30 de novembro de 2011

New Study on Hispanic Achievement Paints Stark Picture


By Lesli Maxwell on November 29, 2011 , Education Week

A brand-new study examining the nation's fastest-growing population of students—Hispanics—is out today, and the findings are pretty bleak.

The Council of the Great City Schools has just published "Today's Promise, Tomorrow's Future: The Social and Educational Factors Contributing to the Outcomes of Hispanics in Urban Schools," which takes a close look at how Hispanic students in urban school systems are faring compared with their white peers nationally.
The report also delves into the achievement of Hispanic students who are formerly English-language learners and compares how they are doing with their Hispanic peers who are ELLs and their Hispanic peers who are not.
Among the key findings, according to researchers with the council:
•When it comes to "readiness to learn," Hispanic children face several disadvantages compared with their white peers.
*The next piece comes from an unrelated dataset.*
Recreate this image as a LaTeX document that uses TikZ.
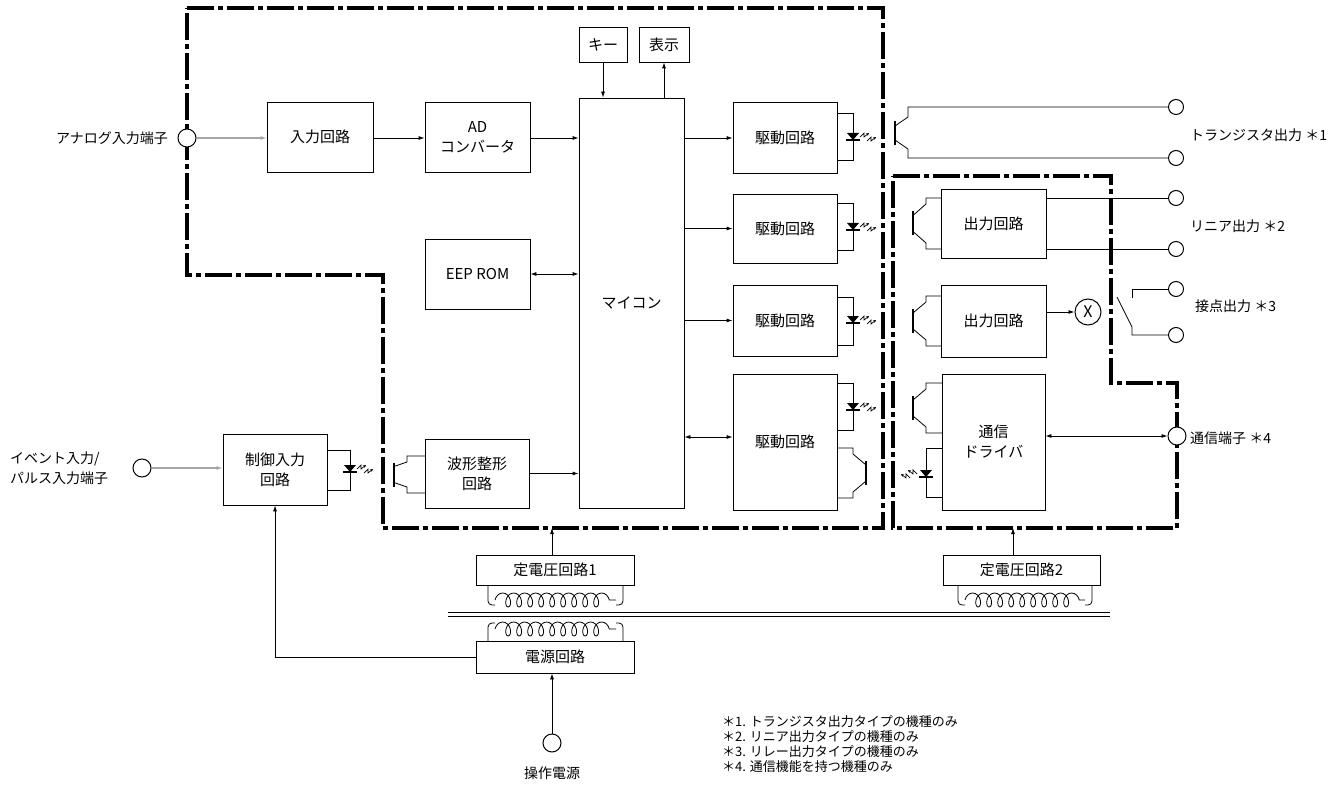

Thirty-three percent of Hispanic children in 2008 lived in families where no parent had full-time employment compared with 21 percent of white children. And in 2007, 27 percent of Hispanic children lived in poverty compared with 10 percent of white children. Those factors and others translate to Hispanic children being less likely than their white or black peers to recognize letters of the alphabet, knowing how to write their name, or being able to count to 20 or higher.
•On the National Assessment of Educational Progress (NAEP), Hispanic and ELL proficiency rates in reading from 2003 to 2009 were at least 26 percentage points below the rates for white students in 4th grade and 24 percentage points below white students' in 8th grade. For math in those same years, the proportion of Hispanic students performing at or above "proficienct" was at least 29 percentage points lower than for white students in 4th grade and 26 points lower in 8th grade.
•The average scores for Hispanic students who were former ELLs were significantly higher than their Hispanic peers who were ELLs in both subjects.
•Overall, reading and math achievement for Hispanics and Hispanic ELLs on NAEP in certain large city school systems was generally lower than their respective peers in public schools nationally. But some urban systems were an exception—Austin, Texas; Miami-Dade; and Houston among them—and generally produced higher scores in 2009 among Hispanic and Hispanic ELLs than their peers in other large cities.
•Hispanic students in 2008 were much more at risk of dropping out than their white and black peers: 21/2 times more likely to drop out than white students and almost twice as likely as black students. And in 2010, fewer than two out of 10 Hispanic students took an Advanced Placement exam compared with six out of 10 white students.
The council makes no recommendations for how to tackle these difficult issues for Hispanic students, but does intend to bring together a panel of leaders to brainstorm and provide advice on how to improve the school experience and outcome for them.